CONN = "host=db.flipkart.internal dbname=catalog user=cdc password=***"
CHUNK_LO, CHUNK_HI = 1, 1024

# Stream-side state: events seen between watermarks, keyed by primary key.
# We only keep the LATEST event per PK because the stream is monotonic in LSN.
stream_buffer: "OrderedDict[int, dict]" = OrderedDict()
state = "BEFORE_LOW"   # BEFORE_LOW -> READING_CHUNK -> AFTER_HIGH

def insert_watermark(conn, kind: str, chunk: int):
    # Watermark inserts produce a WAL entry the stream reader will see.
    with conn.cursor() as cur:
        cur.execute(
            "INSERT INTO _cdc_watermarks (kind, chunk) VALUES (%s, %s)",
            (kind, chunk),
        )
        conn.commit()

def on_stream_event(evt: dict):
    """Called for every event the logical replication slot decodes."""
    global state
    table = evt["table"]
    if table == "_cdc_watermarks":
        if evt["after"]["kind"] == "low" and evt["after"]["chunk"] == 1:
            state = "READING_CHUNK"
        elif evt["after"]["kind"] == "high" and evt["after"]["chunk"] == 1:
            state = "AFTER_HIGH"
        return
    if state == "READING_CHUNK" and table == "orders":
        # Buffer the live events; their PK takes precedence over the snapshot.
        stream_buffer[evt["after"]["id"]] = evt

def read_chunk(conn) -> list[dict]:
    with conn.cursor() as cur:
        cur.execute(
            "SELECT id, customer_id, amount, status, updated_at FROM orders "
            "WHERE id BETWEEN %s AND %s ORDER BY id",
            (CHUNK_LO, CHUNK_HI),
        )
        cols = [d.name for d in cur.description]
        return [dict(zip(cols, row)) for row in cur.fetchall()]

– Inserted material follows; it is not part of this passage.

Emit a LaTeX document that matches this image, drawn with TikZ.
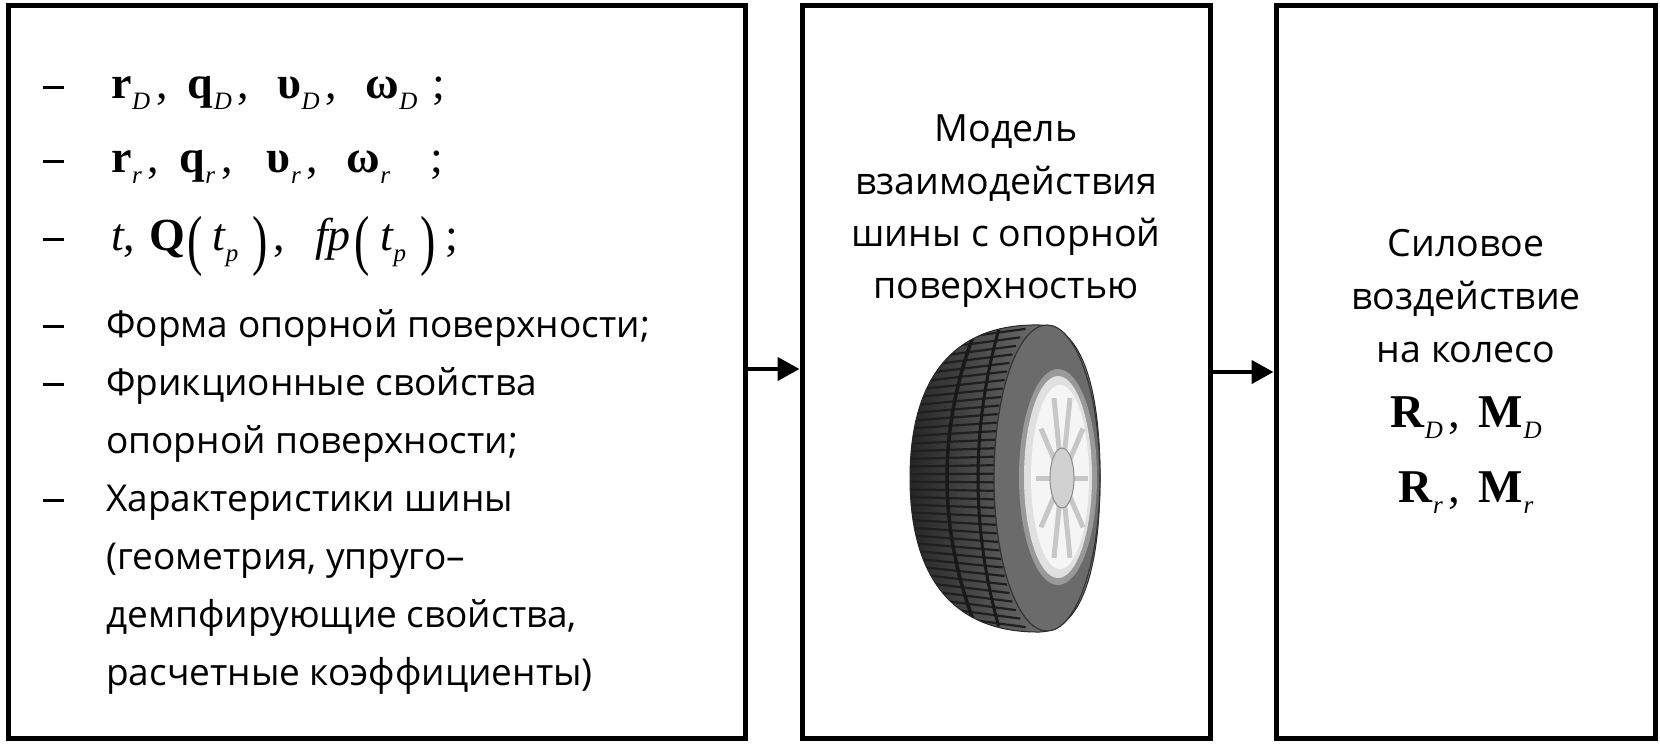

def merge(snapshot_rows: list[dict], buffered: dict) -> list[dict]:
    """Drop any snapshot row whose PK was touched in the stream buffer."""
    return [r for r in snapshot_rows if r["id"] not in buffered]

# --- run the chunk ---
conn = psycopg2.connect(CONN)
insert_watermark(conn, "low", 1)
# (in real Debezium, the stream reader is already running on its own thread;
#  here imagine on_stream_event being called concurrently from another fiber)
snapshot_rows = read_chunk(conn)
insert_watermark(conn, "high", 1)
# Wait for the stream reader to confirm it has seen the high watermark.
while state != "AFTER_HIGH":
    time.sleep(0.05)

clean = merge(snapshot_rows, stream_buffer)
for row in clean:
    print(json.dumps({"op": "snapshot", **row}))
for evt in stream_buffer.values():
    print(json.dumps({"op": evt["op"], **evt["after"]}))

A representative run against a tiny test instance:

{"op": "snapshot", "id": 1, "customer_id": 8843, "amount": 3499, "status": "PAID", "updated_at": "2024-08-12T10:11:02"}
{"op": "snapshot", "id": 2, "customer_id": 1102, "amount": 19999, "status": "PAID", "updated_at": "2024-08-12T10:14:51"}
{"op": "snapshot", "id": 3, "customer_id": 4427, "amount": 245, "status": "REFUNDED", "updated_at": "2024-08-12T10:22:08"}
... 1019 more snapshot rows ...
{"op": "u", "id": 42, "customer_id": 7711, "amount": 1499, "status": "PAID", "updated_at": "2026-04-25T02:16:14"}
{"op": "d", "id": 256, "customer_id": null, "amount": null, "status": null, "updated_at": null}

Key lines worth their place:

The whole real Debezium implementation is this, plus chunk-size adaptive sizing, signal-based pause/resume, and integration with Kafka Connect's offset commit. The core algorithm is what you read above.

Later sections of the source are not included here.